Brain's 'hunger-controlling' cells may be new way to treat obesity
London [UK], July 31 : If you are tired of trying every means to fight obesity, then this new discovery might help you to rethink.
The research adds weight to the evidence that eating is a surprisingly complex biological behaviour.
According to Alexander Nectow, who published a paper about the study in the journal Cell, two new populations of cells have been identified in the brain that potently regulates appetite.
The area of the brainstem under scrutiny is the dorsal raphe nucleus (DRN), where the two types of cells are located.
It is thought new drugs to treat obesity by controlling hunger messages that prompt people to seek out and consume of food could be targeted at those cells.
Dr Nectow, an associate research scholar at Princeton University, found that the DRN section of the brain becomes activated in hungry mice. This was discovered when images were taken using a pioneering technique called iDisco.
Imaging other mice that were given more than their normal amount of food showed a different pattern of DRN activity.

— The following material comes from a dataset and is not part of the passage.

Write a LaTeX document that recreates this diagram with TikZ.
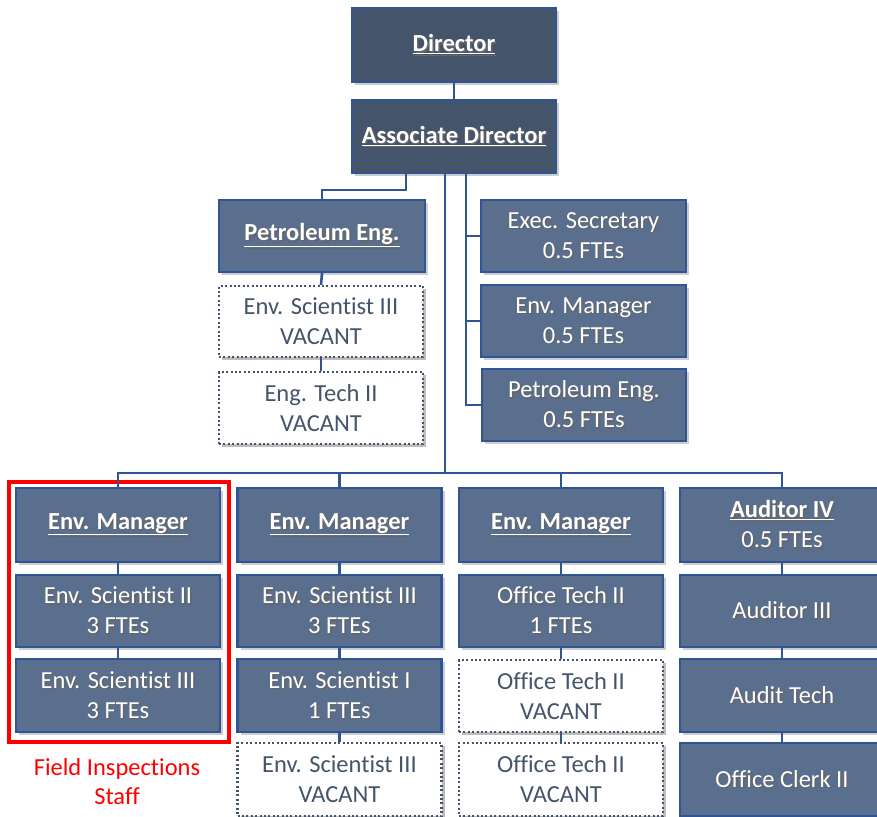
\documentclass[tikz,border=0pt]{standalone}
\usepackage{fontspec}
\setmainfont{Carlito}[Ligatures={NoCommon}]
\usetikzlibrary{shadows}
\definecolor{darkbox}{HTML}{44546A}
\definecolor{lightbox}{HTML}{5A6E8D}
\definecolor{edgeblue}{HTML}{2F5597}
\definecolor{vacgray}{HTML}{44546A}
\definecolor{fieldred}{HTML}{FF0000}
\newcommand\ts[1]{\makebox[0pt][l]{\hspace{1.5pt}\raisebox{-1.5pt}{\color{black!60}#1}}#1}
\newcommand\ttl[1]{\ts{\textbf{\underline{#1}}}}
\tikzset{
  orgbox/.style={draw=edgeblue, line width=2.2pt, fill=lightbox, text=white,
    minimum width=204pt, minimum height=72pt, align=center, inner sep=0pt,
    font=\fontsize{24.5}{30}\selectfont,
    drop shadow={shadow xshift=3pt, shadow yshift=-3pt, opacity=0.28, fill=black!70}},
  darkbox/.style={orgbox, fill=darkbox},
  vacbox/.style={orgbox, draw=vacgray, fill=white, text=vacgray,
    dash pattern=on 2pt off 2.4pt,
    drop shadow={shadow xshift=3pt, shadow yshift=-3pt, opacity=0.15, fill=black!60}},
  link/.style={draw=edgeblue, line width=2.6pt}
}
\begin{document}
\begin{tikzpicture}[x=1pt, y=-1pt]
\fill[white] (0,0) rectangle (877,816);
\useasboundingbox (0,0) rectangle (877,816);

% top
\node[darkbox, minimum height=74pt] (dir) at (454,45) {\ttl{Director}};
\node[darkbox, minimum height=73pt] (ad) at (454,136.5) {\ttl{Associate Director}};

% petroleum branch
\node[orgbox, minimum width=206pt] (pe) at (322,236) {\ttl{Petroleum Eng.}};
\node[vacbox, minimum height=71pt] (es3v) at (321,321.5) {Env. Scientist III\\VACANT};
\node[vacbox] (et2v) at (321,408) {Eng. Tech II\\VACANT};

% staff column
\node[orgbox, minimum width=205pt] (xs) at (583.5,236) {\ts{Exec. Secretary}\\\ts{0.5 FTEs}};
\node[orgbox, minimum width=205pt] (em05) at (583.5,321) {\ts{Env. Manager}\\\ts{0.5 FTEs}};
\node[orgbox] (pe05) at (584,405) {\ts{Petroleum Eng.}\\\ts{0.5 FTEs}};

% column 1
\node[orgbox, minimum height=74pt] (m1) at (118,525) {\ttl{Env. Manager}};
\node[orgbox] (a1) at (118,611) {\ts{Env. Scientist II}\\\ts{3 FTEs}};
\node[orgbox, minimum height=73pt] (b1) at (118,695.5) {\ts{Env. Scientist III}\\\ts{3 FTEs}};

% column 2
\node[orgbox, minimum height=74pt] (m2) at (339.5,525) {\ttl{Env. Manager}};
\node[orgbox] (a2) at (339.5,611) {\ts{Env. Scientist III}\\\ts{3 FTEs}};
\node[orgbox, minimum height=73pt] (b2) at (339.5,695.5) {\ts{Env. Scientist I}\\\ts{1 FTEs}};
\node[vacbox, minimum height=73pt] (c2) at (339.5,779.5) {Env. Scientist III\\VACANT};

% column 3
\node[orgbox, minimum height=74pt] (m3) at (561,525) {\ttl{Env. Manager}};
\node[orgbox] (a3) at (561,611) {\ts{Office Tech II}\\\ts{1 FTEs}};
\node[vacbox, minimum height=72pt] (b3) at (561,696) {Office Tech II\\VACANT};
\node[vacbox, minimum height=73pt] (c3) at (561,779.5) {Office Tech II\\VACANT};

% column 4
\node[orgbox, minimum height=74pt] (m4) at (782,525) {\ttl{Auditor IV}\\\ts{0.5 FTEs}};
\node[orgbox] (a4) at (782,611) {\ts{Auditor III}};
\node[orgbox, minimum height=73pt] (b4) at (782,695.5) {\ts{Audit Tech}};
\node[orgbox, minimum height=73pt] (c4) at (782,779.5) {\ts{Office Clerk II}};

% red frame and label
\node[draw=fieldred, line width=3.5pt, minimum width=220pt, minimum height=260pt, inner sep=0pt] (frame) at (119,612) {};
\node[text=fieldred, align=center, font=\fontsize{24.5}{29}\selectfont] (field) at (117,782) {Field Inspections\\Staff};

% connectors
\coordinate (bus) at (445,473);
\coordinate (spine) at (466,0);
\draw[link] (dir.south) -- (ad.north);
\draw[link] ([xshift=-48pt]ad.south) -- ++(0,16) -| (pe.north);
\draw[link] (pe.south) -- (es3v.north);
\draw[link] (es3v.south) -- (et2v.north);
\draw[link] ([xshift=12pt]ad.south) |- (pe05.west);
\draw[link] (xs.west) -- (xs.west -| spine);
\draw[link] (em05.west) -- (em05.west -| spine);
\draw[link] ([xshift=-9pt]ad.south) -- (bus);
\draw[link] (m1.north) |- (bus) -| (m4.north);
\draw[link] (m2.north) -- (m2.north |- bus);
\draw[link] (m3.north) -- (m3.north |- bus);
\draw[link] (m1.south) -- (a1.north);
\draw[link] (a1.south) -- (b1.north);
\draw[link] (m2.south) -- (a2.north);
\draw[link] (a2.south) -- (b2.north);
\draw[link] (b2.south) -- (c2.north);
\draw[link] (m3.south) -- (a3.north);
\draw[link] (a3.south) -- (b3.north);
\draw[link] (b3.south) -- (c3.north);
\draw[link] (m4.south) -- (a4.north);
\draw[link] (a4.south) -- (b4.north);
\draw[link] (b4.south) -- (c4.north);
\end{tikzpicture}
\end{document}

This showed that neurons in this part of the brain clearly had a function in feeding behaviour.
Further research is needed to ascertain which types of neurons that make up the DRN are involved in the process.
"There are two possibilities when you see something like that," Dr Nectow said.
"One is that the cells are just along for the ride - they are getting activated by hunger but they're not actually driving the food intake process," he continued.
Adding, "The other possibility is that they are in fact part of the sense-and-respond mechanism to hunger - and in this case, we suspect the latter."